**DATA**
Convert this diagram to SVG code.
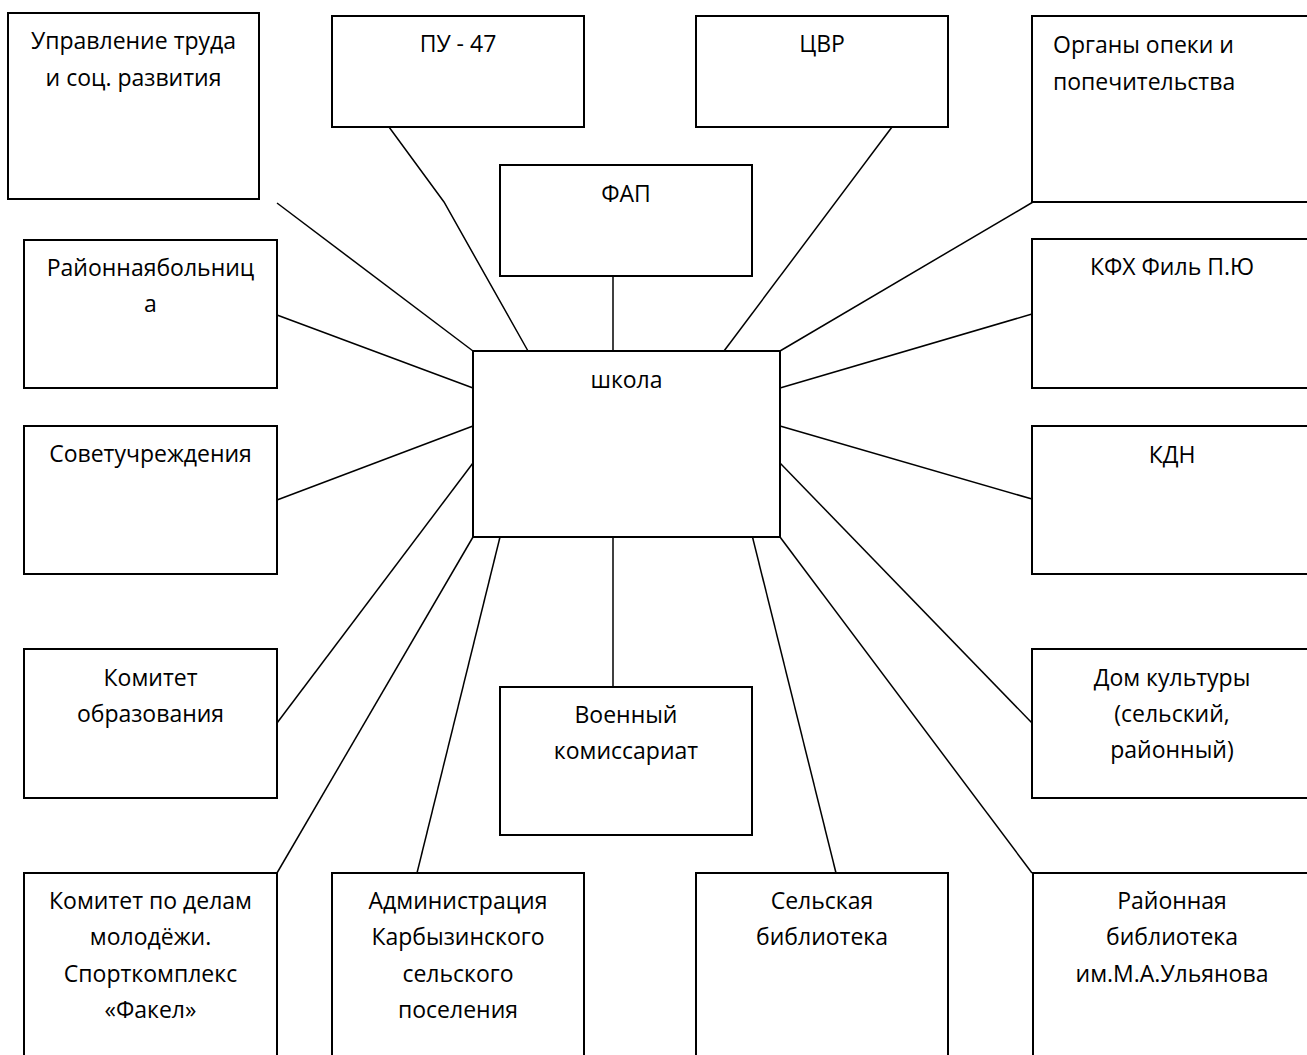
<svg xmlns="http://www.w3.org/2000/svg" width="1307" height="1055" viewBox="0 0 1307 1055">
<style>
.box{fill:#fff;stroke:#000;stroke-width:2}
.ln{fill:none;stroke:#000;stroke-width:1.5}
text{font-family:"Open Sans","Liberation Sans",Arial,sans-serif;font-size:23px;fill:#000}
.c{text-anchor:middle}
</style>
<rect width="1307" height="1055" fill="#fff"/>
<g id="connectors">
<line class="ln" x1="277" y1="203" x2="473" y2="351"/>
<polyline class="ln" points="389,127 444,202 528,351"/>
<line class="ln" x1="613" y1="276" x2="613" y2="351"/>
<line class="ln" x1="892" y1="127" x2="724" y2="351"/>
<line class="ln" x1="1033" y1="202" x2="780" y2="351"/>
<line class="ln" x1="780" y1="388" x2="1032" y2="314"/>
<line class="ln" x1="780" y1="426" x2="1032" y2="499"/>
<line class="ln" x1="780" y1="463" x2="1032" y2="723"/>
<line class="ln" x1="780" y1="537" x2="1032" y2="873"/>
<line class="ln" x1="752.5" y1="537" x2="836" y2="873"/>
<line class="ln" x1="613" y1="537" x2="613" y2="687"/>
<line class="ln" x1="500" y1="537" x2="417" y2="873"/>
<line class="ln" x1="473" y1="537" x2="277" y2="873"/>
<line class="ln" x1="473" y1="463" x2="277" y2="723"/>
<line class="ln" x1="473" y1="426" x2="277" y2="500"/>
<line class="ln" x1="473" y1="388" x2="277" y2="315"/>
</g>
<g id="n_upr"><rect class="box" x="8" y="13" width="251" height="186"/>
<text class="c" x="133.5" y="49">Управление труда</text><text class="c" x="133.5" y="86">и соц. развития</text></g>
<g id="n_pu47"><rect class="box" x="332" y="16" width="252" height="111"/>
<text class="c" x="458" y="52">ПУ - 47</text></g>
<g id="n_cvr"><rect class="box" x="696" y="16" width="252" height="111"/>
<text class="c" x="822" y="52">ЦВР</text></g>
<g id="n_organy"><rect class="box" x="1032" y="16" width="290" height="186"/>
<text x="1053" y="53">Органы опеки и</text><text x="1053" y="90">попечительства</text></g>
<g id="n_fap"><rect class="box" x="500" y="165" width="252" height="111"/>
<text class="c" x="626" y="202">ФАП</text></g>
<g id="n_bolnica"><rect class="box" x="24" y="240" width="253" height="148"/>
<text class="c" x="150.5" y="276">Районнаябольниц</text><text class="c" x="150.5" y="312">а</text></g>
<g id="n_kfh"><rect class="box" x="1032" y="239" width="290" height="149"/>
<text class="c" x="1172" y="275">КФХ Филь П.Ю</text></g>
<g id="n_school"><rect class="box" x="473" y="351" width="307" height="186"/>
<text class="c" x="626.5" y="388">школа</text></g>
<g id="n_sovet"><rect class="box" x="24" y="426" width="253" height="148"/>
<text class="c" x="150.5" y="462">Советучреждения</text></g>
<g id="n_kdn"><rect class="box" x="1032" y="426" width="290" height="148"/>
<text class="c" x="1172" y="463">КДН</text></g>
<g id="n_kom_obr"><rect class="box" x="24" y="649" width="253" height="149"/>
<text class="c" x="150.5" y="686">Комитет</text><text class="c" x="150.5" y="722">образования</text></g>
<g id="n_dk"><rect class="box" x="1032" y="649" width="290" height="149"/>
<text class="c" x="1172" y="686">Дом культуры</text><text class="c" x="1172" y="722">(сельский,</text><text class="c" x="1172" y="758">районный)</text></g>
<g id="n_voen"><rect class="box" x="500" y="687" width="252" height="148"/>
<text class="c" x="626" y="723">Военный</text><text class="c" x="626" y="759">комиссариат</text></g>
<g id="n_kom_mol"><rect class="box" x="24" y="873" width="253" height="200"/>
<text class="c" x="150.5" y="909">Комитет по делам</text><text class="c" x="150.5" y="945">молодёжи.</text><text class="c" x="150.5" y="982">Спорткомплекс</text><text class="c" x="150.5" y="1018">«Факел»</text></g>
<g id="n_adm"><rect class="box" x="332" y="873" width="252" height="200"/>
<text class="c" x="458" y="909">Администрация</text><text class="c" x="458" y="945">Карбызинского</text><text class="c" x="458" y="982">сельского</text><text class="c" x="458" y="1018">поселения</text></g>
<g id="n_sel_bib"><rect class="box" x="696" y="873" width="252" height="200"/>
<text class="c" x="822" y="909">Сельская</text><text class="c" x="822" y="945">библиотека</text></g>
<g id="n_ray_bib"><rect class="box" x="1033" y="873" width="290" height="200"/>
<text class="c" x="1172" y="909">Районная</text><text class="c" x="1172" y="945">библиотека</text><text class="c" x="1172" y="982">им.М.А.Ульянова</text></g>
</svg>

**WHAT IS BEING ASKED**
Are you able to set down all the lines above exactly, without any pictures?

**REPLY TO THE EXERCISE**
Convert this diagram to SVG code.
<svg xmlns="http://www.w3.org/2000/svg" width="1307" height="1055" viewBox="0 0 1307 1055">
<style>
.box{fill:#fff;stroke:#000;stroke-width:2}
.ln{fill:none;stroke:#000;stroke-width:1.5}
text{font-family:"Open Sans","Liberation Sans",Arial,sans-serif;font-size:23px;fill:#000}
.c{text-anchor:middle}
</style>
<rect width="1307" height="1055" fill="#fff"/>
<g id="connectors">
<line class="ln" x1="277" y1="203" x2="473" y2="351"/>
<polyline class="ln" points="389,127 444,202 528,351"/>
<line class="ln" x1="613" y1="276" x2="613" y2="351"/>
<line class="ln" x1="892" y1="127" x2="724" y2="351"/>
<line class="ln" x1="1033" y1="202" x2="780" y2="351"/>
<line class="ln" x1="780" y1="388" x2="1032" y2="314"/>
<line class="ln" x1="780" y1="426" x2="1032" y2="499"/>
<line class="ln" x1="780" y1="463" x2="1032" y2="723"/>
<line class="ln" x1="780" y1="537" x2="1032" y2="873"/>
<line class="ln" x1="752.5" y1="537" x2="836" y2="873"/>
<line class="ln" x1="613" y1="537" x2="613" y2="687"/>
<line class="ln" x1="500" y1="537" x2="417" y2="873"/>
<line class="ln" x1="473" y1="537" x2="277" y2="873"/>
<line class="ln" x1="473" y1="463" x2="277" y2="723"/>
<line class="ln" x1="473" y1="426" x2="277" y2="500"/>
<line class="ln" x1="473" y1="388" x2="277" y2="315"/>
</g>
<g id="n_upr"><rect class="box" x="8" y="13" width="251" height="186"/>
<text class="c" x="133.5" y="49">Управление труда</text><text class="c" x="133.5" y="86">и соц. развития</text></g>
<g id="n_pu47"><rect class="box" x="332" y="16" width="252" height="111"/>
<text class="c" x="458" y="52">ПУ - 47</text></g>
<g id="n_cvr"><rect class="box" x="696" y="16" width="252" height="111"/>
<text class="c" x="822" y="52">ЦВР</text></g>
<g id="n_organy"><rect class="box" x="1032" y="16" width="290" height="186"/>
<text x="1053" y="53">Органы опеки и</text><text x="1053" y="90">попечительства</text></g>
<g id="n_fap"><rect class="box" x="500" y="165" width="252" height="111"/>
<text class="c" x="626" y="202">ФАП</text></g>
<g id="n_bolnica"><rect class="box" x="24" y="240" width="253" height="148"/>
<text class="c" x="150.5" y="276">Районнаябольниц</text><text class="c" x="150.5" y="312">а</text></g>
<g id="n_kfh"><rect class="box" x="1032" y="239" width="290" height="149"/>
<text class="c" x="1172" y="275">КФХ Филь П.Ю</text></g>
<g id="n_school"><rect class="box" x="473" y="351" width="307" height="186"/>
<text class="c" x="626.5" y="388">школа</text></g>
<g id="n_sovet"><rect class="box" x="24" y="426" width="253" height="148"/>
<text class="c" x="150.5" y="462">Советучреждения</text></g>
<g id="n_kdn"><rect class="box" x="1032" y="426" width="290" height="148"/>
<text class="c" x="1172" y="463">КДН</text></g>
<g id="n_kom_obr"><rect class="box" x="24" y="649" width="253" height="149"/>
<text class="c" x="150.5" y="686">Комитет</text><text class="c" x="150.5" y="722">образования</text></g>
<g id="n_dk"><rect class="box" x="1032" y="649" width="290" height="149"/>
<text class="c" x="1172" y="686">Дом культуры</text><text class="c" x="1172" y="722">(сельский,</text><text class="c" x="1172" y="758">районный)</text></g>
<g id="n_voen"><rect class="box" x="500" y="687" width="252" height="148"/>
<text class="c" x="626" y="723">Военный</text><text class="c" x="626" y="759">комиссариат</text></g>
<g id="n_kom_mol"><rect class="box" x="24" y="873" width="253" height="200"/>
<text class="c" x="150.5" y="909">Комитет по делам</text><text class="c" x="150.5" y="945">молодёжи.</text><text class="c" x="150.5" y="982">Спорткомплекс</text><text class="c" x="150.5" y="1018">«Факел»</text></g>
<g id="n_adm"><rect class="box" x="332" y="873" width="252" height="200"/>
<text class="c" x="458" y="909">Администрация</text><text class="c" x="458" y="945">Карбызинского</text><text class="c" x="458" y="982">сельского</text><text class="c" x="458" y="1018">поселения</text></g>
<g id="n_sel_bib"><rect class="box" x="696" y="873" width="252" height="200"/>
<text class="c" x="822" y="909">Сельская</text><text class="c" x="822" y="945">библиотека</text></g>
<g id="n_ray_bib"><rect class="box" x="1033" y="873" width="290" height="200"/>
<text class="c" x="1172" y="909">Районная</text><text class="c" x="1172" y="945">библиотека</text><text class="c" x="1172" y="982">им.М.А.Ульянова</text></g>
</svg>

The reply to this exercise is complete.